A shareholder agreement is a private contract that defines how the owners of a corporation will run the business, make decisions, and resolve disputes. It’s especially valuable in closely held corporations, where a small group of shareholders may have outsized influence. These agreements can control how new shares are sold or owned shares transferred, what happens if an owner wants out, and how key decisions, like mergers or leadership changes, are approved. Many state laws allow for significant flexibility in structuring these agreements, but they must comply with corporate statutes and public policy. When done right, a shareholder agreement offers stability, protects minority interests, and helps avoid costly litigation down the road.
Protecting Minority Shareholder Rights
Even small ownership stakes come with legal rights. Minority shareholders might not control the company, but they’re still entitled to fair treatment. If the majority shareholders block access to profits, misuse corporate assets, prevent minority shareholder voting, or otherwise act unfairly, minority owners may have a claim for shareholder oppression.
These cases are often fact-specific and can involve direct lawsuits or derivative actions. In serious situations, the court may order a buyout of the minority’s shares or even dissolve the business. That’s why minority shareholders should seek legal advice early, before internal disputes become full-blown legal battles.
When To Contact a Business Lawyer About Shareholder Disputes
If directors, majority shareholders, or those in control of the corporation act oppressively, illegally, or fraudulently, corporate shareholders can seek damages or other remedies against the corporation.
A breach of fiduciary duty is defined under case law as burdensome, harsh, and wrongful conduct. It is a lack of probity and fair dealing in the affairs of a company to the prejudice of some of its members. It could be a visual departure from the standards of fair dealing, and a violation of fair play on which every shareholder who entrusts his money to a company is entitled to rely.
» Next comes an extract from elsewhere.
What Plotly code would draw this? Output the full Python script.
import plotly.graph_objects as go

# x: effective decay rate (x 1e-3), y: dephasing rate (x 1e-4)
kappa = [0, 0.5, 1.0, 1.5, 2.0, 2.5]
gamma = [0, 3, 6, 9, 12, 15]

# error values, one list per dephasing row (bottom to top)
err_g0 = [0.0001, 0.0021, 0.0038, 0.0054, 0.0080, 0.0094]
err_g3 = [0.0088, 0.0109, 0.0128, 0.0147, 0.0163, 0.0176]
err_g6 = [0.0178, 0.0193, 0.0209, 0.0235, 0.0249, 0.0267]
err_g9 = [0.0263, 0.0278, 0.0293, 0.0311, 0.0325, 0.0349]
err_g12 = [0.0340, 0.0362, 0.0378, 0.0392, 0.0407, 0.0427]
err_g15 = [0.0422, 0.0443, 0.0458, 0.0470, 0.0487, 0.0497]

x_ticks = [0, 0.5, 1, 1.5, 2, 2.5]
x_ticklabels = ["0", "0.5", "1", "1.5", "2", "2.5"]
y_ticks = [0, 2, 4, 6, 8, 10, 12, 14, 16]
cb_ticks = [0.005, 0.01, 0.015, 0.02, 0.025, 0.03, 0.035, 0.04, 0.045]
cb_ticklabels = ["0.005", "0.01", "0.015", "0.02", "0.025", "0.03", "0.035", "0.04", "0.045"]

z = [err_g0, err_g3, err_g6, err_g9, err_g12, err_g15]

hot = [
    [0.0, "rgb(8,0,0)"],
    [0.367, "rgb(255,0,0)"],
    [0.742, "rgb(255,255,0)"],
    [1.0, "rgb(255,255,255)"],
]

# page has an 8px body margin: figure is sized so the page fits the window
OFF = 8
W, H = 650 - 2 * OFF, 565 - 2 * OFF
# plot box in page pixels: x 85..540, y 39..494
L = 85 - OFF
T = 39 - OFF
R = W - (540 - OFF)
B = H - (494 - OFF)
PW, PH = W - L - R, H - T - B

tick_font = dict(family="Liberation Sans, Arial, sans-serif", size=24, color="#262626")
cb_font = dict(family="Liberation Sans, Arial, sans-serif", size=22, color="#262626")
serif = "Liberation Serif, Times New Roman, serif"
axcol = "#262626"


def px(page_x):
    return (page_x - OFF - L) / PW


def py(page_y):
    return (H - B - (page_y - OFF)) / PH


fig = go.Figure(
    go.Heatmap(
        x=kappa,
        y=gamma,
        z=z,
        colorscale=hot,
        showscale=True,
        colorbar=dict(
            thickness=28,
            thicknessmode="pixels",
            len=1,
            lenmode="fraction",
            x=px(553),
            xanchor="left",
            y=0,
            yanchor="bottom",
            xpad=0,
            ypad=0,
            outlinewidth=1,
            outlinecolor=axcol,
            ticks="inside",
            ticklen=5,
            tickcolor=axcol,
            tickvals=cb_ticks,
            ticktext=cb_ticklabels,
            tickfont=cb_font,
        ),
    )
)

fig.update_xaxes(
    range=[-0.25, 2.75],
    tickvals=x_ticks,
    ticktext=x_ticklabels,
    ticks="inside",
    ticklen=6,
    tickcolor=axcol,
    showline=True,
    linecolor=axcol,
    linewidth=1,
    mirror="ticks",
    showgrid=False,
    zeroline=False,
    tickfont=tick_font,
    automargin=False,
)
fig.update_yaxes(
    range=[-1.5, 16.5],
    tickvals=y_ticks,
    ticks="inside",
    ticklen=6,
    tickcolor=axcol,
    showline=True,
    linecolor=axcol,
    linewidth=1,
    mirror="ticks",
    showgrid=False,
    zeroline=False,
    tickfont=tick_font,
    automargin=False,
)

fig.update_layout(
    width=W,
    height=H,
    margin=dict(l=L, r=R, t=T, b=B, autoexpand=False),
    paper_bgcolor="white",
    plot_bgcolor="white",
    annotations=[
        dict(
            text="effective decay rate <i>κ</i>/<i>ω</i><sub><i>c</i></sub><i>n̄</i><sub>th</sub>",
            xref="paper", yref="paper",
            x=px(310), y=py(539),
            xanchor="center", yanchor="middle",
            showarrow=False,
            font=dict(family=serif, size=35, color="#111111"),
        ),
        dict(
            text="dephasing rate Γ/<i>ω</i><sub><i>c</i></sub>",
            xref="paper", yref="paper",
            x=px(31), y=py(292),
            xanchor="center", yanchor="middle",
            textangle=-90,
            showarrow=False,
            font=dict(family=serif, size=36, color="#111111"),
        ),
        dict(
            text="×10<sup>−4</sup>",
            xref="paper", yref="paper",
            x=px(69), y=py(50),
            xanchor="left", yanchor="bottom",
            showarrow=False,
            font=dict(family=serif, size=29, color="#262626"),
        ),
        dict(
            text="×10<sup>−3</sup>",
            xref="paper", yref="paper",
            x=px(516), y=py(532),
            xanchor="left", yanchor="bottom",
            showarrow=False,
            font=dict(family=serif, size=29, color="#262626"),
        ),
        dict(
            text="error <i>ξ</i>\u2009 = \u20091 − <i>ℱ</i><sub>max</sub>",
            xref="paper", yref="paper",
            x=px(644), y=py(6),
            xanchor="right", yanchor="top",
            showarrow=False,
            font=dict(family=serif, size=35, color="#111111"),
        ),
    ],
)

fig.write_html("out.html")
Similar, but in addition to these guidelines, the majority shareholders in a corporation owe a fiduciary duty to minority shareholders.
Besides suing the corporation, shareholders are entitled to bring another form of action on behalf of the corporation: the derivative lawsuit, which is a lawsuit brought by a shareholder or group of shareholders on behalf of the corporation, alleging the corporation has been harmed by some action. Shareholders must meet certain legal requirements before filing a derivative lawsuit.
If a corporate director or officer fears an action may violate the rights of the company’s shareholders, or if a shareholder believes those in control of the corporation have not followed the law or corporate policy, they should immediately seek out advice from a law firm or an experienced corporate attorney before the corporation is harmed.